3. The lower face through which lines of force enter behaves as south pole and upper face through which field lines leave behaves as north pole.
4. A planar loop of any shape behaves as a magnetic dipole.
5. The dipole moment of current loop $(\mathrm{M})=$ ampere turns (nI) $\times$ area of coil (A) or $\mathrm{M}=\mathrm{nIA}$.
6. The unit of dipole moment is ampere meter $^{2}\left( A – m ^{2}\right)$
7. Magnetic dipole moment is a vector with direction from S pole to N pole or along direction of normal to planar area.

### Atoms as a Magnetic Dipole

In an atom electrons revolve around the nucleus. These moving electrons behave as small current loops. So atom possesses magnetic dipole moment and hence behaves as a magnetic dipole.

The angular momentum of electron due to orbital motion $L = m _{ e } vr$

The equivalent current due to orbital motion $I =-\frac{ e }{ T }=-\frac{ ev }{2 \pi r }$ –ve sign shows direction of current is opposite to direction of motion of electron.
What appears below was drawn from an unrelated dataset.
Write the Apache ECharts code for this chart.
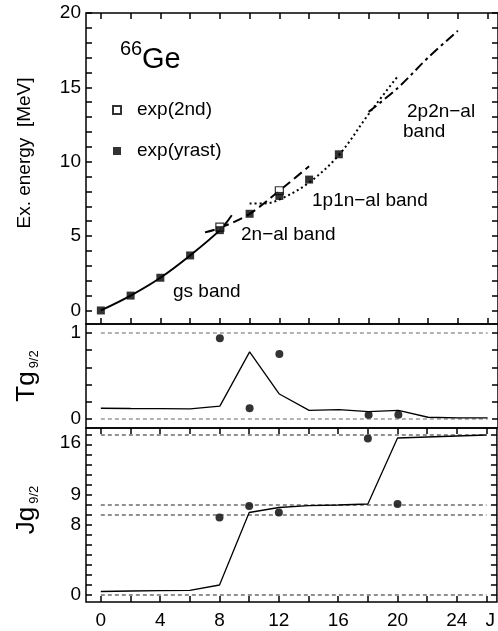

Magnetic dipole moment $M=I A=-\frac{e v}{2 \pi r} \cdot \pi r^{2}=-\frac{e v r}{2}$

Using $L=m_{e}$ vr we have $\quad M=-\frac{e}{2 m_{e}} L$

In vector form $\overrightarrow{ M }=-\frac{ e }{2 m _{ e }} \overrightarrow{ L }$

The direction of magnetic dipole moment vector is opposite to angular momentum vector.

According to Bohr’s theory $L=\frac{n h}{2 \pi} \quad n=0, \quad 1, \quad 2 \ldots \ldots$

So $M=\left(\frac{e}{2 m_{e}}\right) \frac{n h}{2 \pi}=n\left(\frac{e h}{4 \pi m_{e}}\right)=n \mu_{B}$

Where $\mu_{ B }=\frac{ eh }{4 \pi m _{ e }}=\frac{\left(1.6 \times 10^{-19} C \right)\left(6.62 \times 10^{-34} Js \right)}{4 \times 3.14 \times\left(9.1 \times 10^{-31} kg \right)}=9.27 \times 10^{-24} Am ^{2}$ is called Bohr Magneton. This is natural unit of magnetic moment.